Data for this exercise:

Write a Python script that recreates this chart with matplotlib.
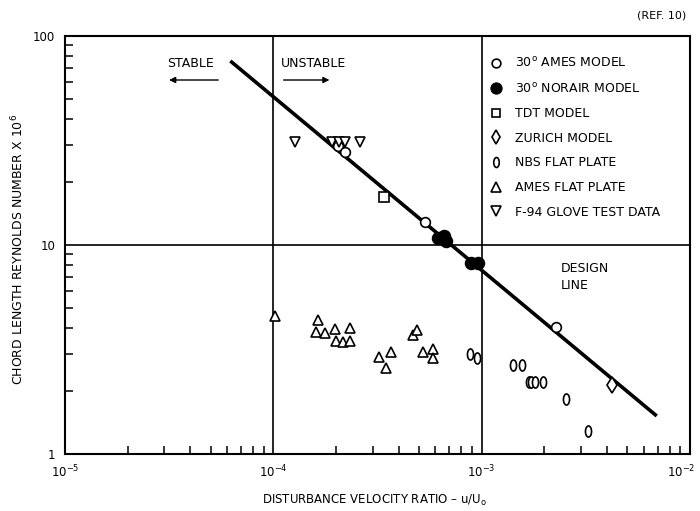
import matplotlib
matplotlib.use("Agg")
import matplotlib.pyplot as plt
from matplotlib.path import Path
import matplotlib.transforms as mtransforms
from matplotlib.ticker import LogLocator, FixedLocator, FixedFormatter, NullFormatter

# ---------------- data ----------------
ames_model_x = [2.05e-4, 2.21e-4, 5.35e-4, 2.27e-3]
ames_model_y = [29.8, 27.9, 12.9, 4.07]

norair_x = [6.14e-4, 6.61e-4, 6.73e-4, 8.87e-4, 9.55e-4]
norair_y = [10.8, 11.0, 10.4, 8.18, 8.18]

tdt_x = [3.38e-4]
tdt_y = [17.0]

zurich_x = [4.21e-3]
zurich_y = [2.14]

nbs_x = [8.77e-4, 9.51e-4, 1.42e-3, 1.57e-3, 1.68e-3, 1.73e-3, 1.81e-3, 1.96e-3, 2.53e-3, 3.23e-3]
nbs_y = [3.01, 2.88, 2.66, 2.66, 2.21, 2.21, 2.21, 2.22, 1.83, 1.29]

ames_fp_x = [1.02e-4, 1.64e-4, 1.61e-4, 1.77e-4, 1.97e-4, 2.01e-4, 2.17e-4, 2.33e-4, 2.33e-4,
             3.22e-4, 3.69e-4, 3.47e-4, 4.66e-4, 4.92e-4, 5.20e-4, 5.87e-4, 5.87e-4]
ames_fp_y = [4.59, 4.35, 3.83, 3.78, 3.97, 3.48, 3.45, 3.48, 4.00,
             2.91, 3.07, 2.58, 3.72, 3.93, 3.09, 3.18, 2.88]

f94_x = [1.27e-4, 1.92e-4, 2.07e-4, 2.21e-4, 2.60e-4]
f94_y = [31.0, 31.0, 31.0, 31.0, 31.0]

design_x = [6.22e-5, 6.92e-3]
design_y = [75.7, 1.52]

legend_labels = ["30$^{\\mathrm{o}}$ AMES MODEL", "30$^{\\mathrm{o}}$ NORAIR MODEL", "TDT MODEL",
                 "ZURICH MODEL", "NBS FLAT PLATE", "AMES FLAT PLATE", "F-94 GLOVE TEST DATA"]

x_ticks = [1e-5, 1e-4, 1e-3, 1e-2]
y_ticks = [1, 10, 100]
y_ticklabels = ["1", "10", "100"]

# ---------------- figure ----------------
plt.rcParams['font.family'] = ['DejaVu Sans']
plt.rcParams['mathtext.fontset'] = 'dejavusans'

fig = plt.figure(figsize=(7.0, 5.11), dpi=100)
ax = fig.add_axes([65 / 700, 57 / 511, 625 / 700, 418.3 / 511])
ax.set_xscale('log')
ax.set_yscale('log')
ax.set_xlim(1e-5, 1e-2)
ax.set_ylim(1, 100)

for s in ax.spines.values():
    s.set_linewidth(1.5)

# reference lines
ax.axvline(1e-4, color='black', lw=1.2, zorder=1)
ax.axvline(1e-3, color='black', lw=1.2, zorder=1)
ax.axhline(10, color='black', lw=1.2, zorder=1)

# design line
ax.plot(design_x, design_y, color='black', lw=2.6, solid_capstyle='butt', zorder=2)

ell = Path.unit_circle().transformed(mtransforms.Affine2D().scale(0.55, 1.0))

mew = 1.2
h1, = ax.plot(ames_model_x, ames_model_y, 'o', ms=7, mfc='white', mec='black', mew=mew, ls='none', zorder=4)
h2, = ax.plot(norair_x, norair_y, 'o', ms=8.5, mfc='black', mec='black', mew=mew, ls='none', zorder=4)
h3, = ax.plot(tdt_x, tdt_y, 's', ms=7, mfc='white', mec='black', mew=mew, ls='none', zorder=4)
h4, = ax.plot(zurich_x, zurich_y, 'd', ms=8, mfc='white', mec='black', mew=mew, ls='none', zorder=4)
h5, = ax.plot(nbs_x, nbs_y, marker=ell, ms=8, mfc='white', mec='black', mew=mew, ls='none', zorder=4)
h6, = ax.plot(ames_fp_x, ames_fp_y, '^', ms=7.5, mfc='white', mec='black', mew=mew, ls='none', zorder=4)
h7, = ax.plot(f94_x, f94_y, 'v', ms=7.5, mfc='white', mec='black', mew=mew, ls='none', zorder=4)

leg = ax.legend([h1, h2, h3, h4, h5, h6, h7], legend_labels,
                loc='upper left', bbox_to_anchor=(490 / 700, 1 - 56 / 511),
                bbox_transform=fig.transFigure, frameon=False, borderpad=0,
                borderaxespad=0, handlelength=1.0, handletextpad=1.0,
                labelspacing=0.93, fontsize=9, numpoints=1, markerscale=0.9)

# ticks
ax.xaxis.set_major_locator(FixedLocator(x_ticks))
ax.xaxis.set_minor_locator(LogLocator(base=10, subs=[2, 3, 4, 5, 6, 7, 8, 9]))
ax.xaxis.set_minor_formatter(NullFormatter())
ax.yaxis.set_major_locator(FixedLocator(y_ticks))
ax.yaxis.set_major_formatter(FixedFormatter(y_ticklabels))
ax.yaxis.set_minor_locator(LogLocator(base=10, subs=[2, 3, 4, 5, 6, 7, 8, 9]))
ax.yaxis.set_minor_formatter(NullFormatter())

ax.tick_params(axis='both', which='both', direction='in', top=False, right=False)
ax.tick_params(axis='both', which='minor', length=5.5, width=1.1)
ax.tick_params(axis='both', which='major', length=0)
ax.tick_params(axis='x', which='major', labelsize=8.5, pad=7)
ax.tick_params(axis='y', which='major', labelsize=8.5, pad=7)

# labels
ax.set_xlabel("DISTURBANCE VELOCITY RATIO \u2013 u/U$_{\\mathrm{o}}$", fontsize=8.5)
ax.xaxis.set_label_coords(0.496, -0.093)
ax.set_ylabel("CHORD LENGTH REYNOLDS NUMBER X 10$^{6}$", fontsize=9)
ax.yaxis.set_label_coords(-0.062, 0.49)

# annotations
ax.text(4.0e-5, 74, "STABLE", fontsize=9, ha='center', va='center')
ax.text(1.56e-4, 74, "UNSTABLE", fontsize=9, ha='center', va='center')
ax.annotate("", xy=(3.16e-5, 61.4), xytext=(5.44e-5, 61.4),
            arrowprops=dict(arrowstyle='-|>', color='black', lw=1.0, mutation_scale=9,
                            shrinkA=0, shrinkB=0))
ax.annotate("", xy=(1.86e-4, 61.4), xytext=(1.12e-4, 61.4),
            arrowprops=dict(arrowstyle='-|>', color='black', lw=1.0, mutation_scale=9,
                            shrinkA=0, shrinkB=0))
ax.text(2.39e-3, 7.0, "DESIGN\nLINE", fontsize=9, ha='left', va='center', linespacing=1.35)

fig.text(686 / 700, 1 - 15 / 511, "(REF. 10)", fontsize=8, ha='right', va='center')

# keep the last x tick label inside the picture, as in the reference
fig.canvas.draw()
last = ax.get_xticklabels()[-1]
last.set_horizontalalignment('right')
last.set_transform(last.get_transform() + mtransforms.ScaledTranslation(5 / 100, 0, fig.dpi_scale_trans))

fig.savefig("out.png", dpi=100)
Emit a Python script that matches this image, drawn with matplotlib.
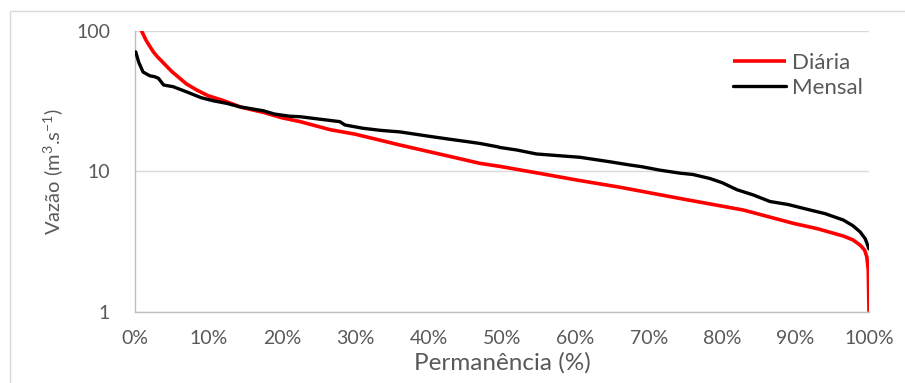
import matplotlib.pyplot as plt
from matplotlib.patches import Rectangle
from matplotlib.ticker import FixedLocator, NullLocator, FuncFormatter

plt.rcParams['font.family'] = ['Lato', 'DejaVu Sans']
plt.rcParams['mathtext.fontset'] = 'custom'
plt.rcParams['mathtext.rm'] = 'Lato'

# Curvas de permanência (% do tempo, vazão em m3/s)
diaria_pct = [0.3, 0.9, 1.5, 2, 2.5, 3, 3.9, 5, 6, 7, 8.4, 10, 12, 14.5, 17.5, 20, 22.5,
              26.6, 30, 36.1, 43.4, 47, 49.7, 55, 60.6, 66.1, 74.3, 82.9, 89.7, 93,
              96.5, 97.8, 98.8, 99.4, 99.7, 99.9, 100]
diaria_q = [140, 100, 86, 78, 71, 66, 59, 51.5, 46.5, 42, 38, 34.5, 32, 28.6, 26.3, 24.1, 22.6,
            19.8, 18.4, 15.4, 12.6, 11.4, 10.85, 9.7, 8.6, 7.7, 6.4, 5.3, 4.26, 3.9,
            3.46, 3.25, 2.98, 2.75, 2.46, 1.98, 1.0]

mensal_pct = [0.1, 0.5, 1.1, 2, 2.7, 3.2, 3.9, 5.2, 7, 9, 10.7, 12.5, 14.3, 17.5,
              19, 21.1, 22.5, 25, 27.9, 28.6, 31, 33.4, 36.1, 40, 43, 45.2, 47, 49.3,
              49.7, 52, 54.7, 58, 60.6, 64.7, 67.4, 69, 71.5, 74.3, 76, 78.3, 80, 82,
              84.2, 86.5, 89, 92, 94, 96.5, 97.8, 98.8, 99.5, 100]
mensal_q = [71, 60, 51, 48, 47.2, 46, 41.2, 40.1, 36.9, 33.5, 31.8, 30.5, 28.8, 27,
            25.6, 24.7, 24.5, 23.6, 22.6, 21.4, 20.3, 19.6, 19.1, 17.8, 16.9, 16.3, 15.8, 15.0,
            14.8, 14.2, 13.3, 12.9, 12.6, 11.7, 11.1, 10.8, 10.2, 9.7, 9.5, 8.9, 8.3, 7.4,
            6.8, 6.1, 5.8, 5.3, 5.0, 4.5, 4.1, 3.7, 3.3, 2.8]

x_ticks = list(range(0, 101, 10))
y_ticks = [1, 10, 100]

grey_txt = '#595959'
grid_c = '#d9d9d9'

fig = plt.figure(figsize=(9.05, 3.83), dpi=100)
fig.patches.append(Rectangle((10 / 905, -0.1), 1.2, (383 - 11) / 383 + 0.1,
                             transform=fig.transFigure, fill=False,
                             edgecolor=grid_c, linewidth=1.0))
ax = fig.add_axes([135 / 905, (383 - 311.7) / 383, 734 / 905, 280.7 / 383])

ax.plot(diaria_pct, diaria_q, color='#ff0000', linewidth=2.6, label='Diária',
        solid_capstyle='butt', zorder=3)
ax.plot(mensal_pct, mensal_q, color='black', linewidth=2.4, label='Mensal',
        solid_capstyle='round', zorder=4)

ax.set_yscale('log')
ax.set_ylim(1, 100)
ax.set_xlim(0, 100)
ax.yaxis.set_major_locator(FixedLocator(y_ticks))
ax.yaxis.set_minor_locator(NullLocator())
ax.yaxis.set_major_formatter(FuncFormatter(lambda v, p: f'{v:g}'))
ax.xaxis.set_major_locator(FixedLocator(x_ticks))
ax.xaxis.set_major_formatter(FuncFormatter(lambda v, p: f'{v:g}%'))

ax.grid(True, axis='y', color=grid_c, linewidth=1.0, zorder=0)
for s in ['top', 'right']:
    ax.spines[s].set_visible(False)
for s in ['left', 'bottom']:
    ax.spines[s].set_color('#bfbfbf')
    ax.spines[s].set_linewidth(1.0)
ax.tick_params(length=0, labelsize=14, labelcolor=grey_txt)
ax.tick_params(axis='x', pad=13)
ax.tick_params(axis='y', pad=18)

ax.set_xlabel('Permanência (%)', fontsize=17.5, color=grey_txt, labelpad=4)
ax.set_ylabel(r'Vazão (m$^3$.s$^{-1}$)', fontsize=14.5, color=grey_txt)
ax.yaxis.set_label_coords(-0.094, 0.5)

ax.legend(loc='upper left', bbox_to_anchor=(722 / 905, (383 - 42) / 383),
          bbox_transform=fig.transFigure, frameon=False, fontsize=16,
          borderpad=0, handlelength=2.4, handletextpad=0.25, labelspacing=0.2,
          labelcolor=grey_txt)

fig.savefig('out.png', dpi=100)
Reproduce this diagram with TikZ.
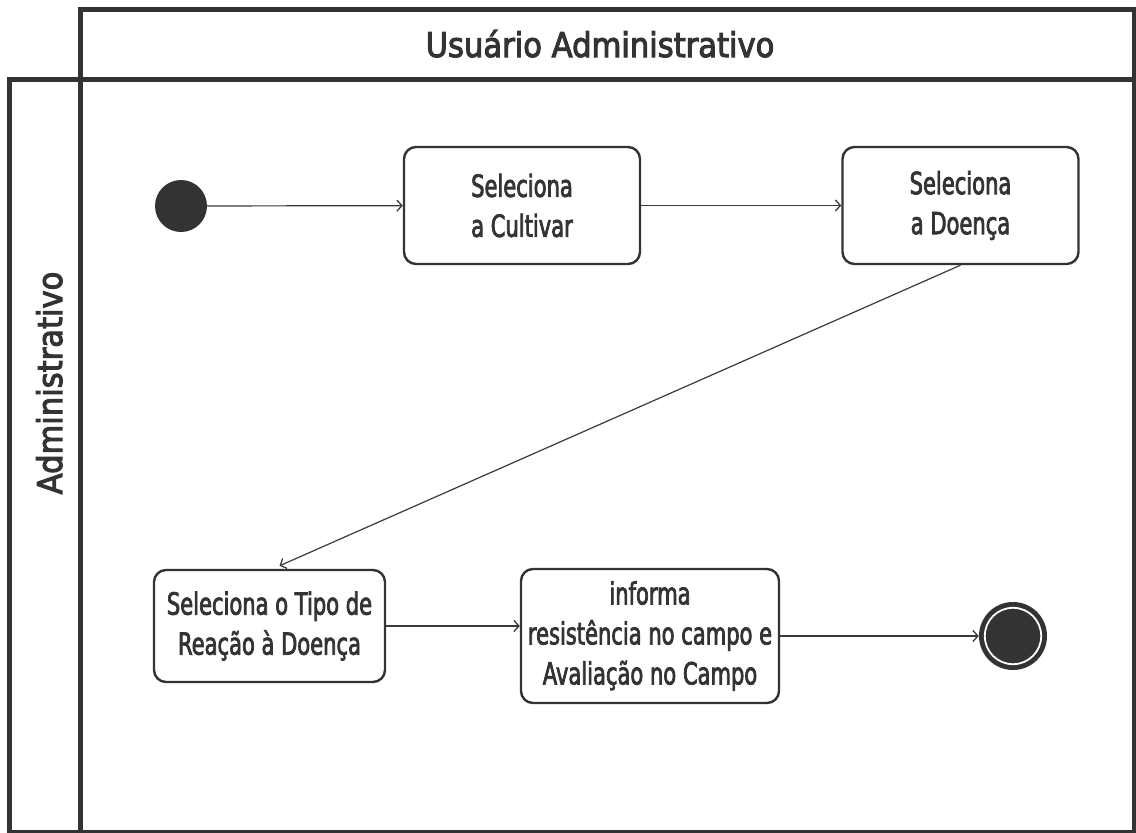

Given instruction:
Above are some records. Reproduce the lines from the one with "Emit a Python" down to the one with "plt.rcParams['mathtext.rm'] = 'Lato'", keeping both, and leave every picture out.

Exercise response:
Emit a Python script that matches this image, drawn with matplotlib.
import matplotlib.pyplot as plt
from matplotlib.patches import Rectangle
from matplotlib.ticker import FixedLocator, NullLocator, FuncFormatter

plt.rcParams['font.family'] = ['Lato', 'DejaVu Sans']
plt.rcParams['mathtext.fontset'] = 'custom'
plt.rcParams['mathtext.rm'] = 'Lato'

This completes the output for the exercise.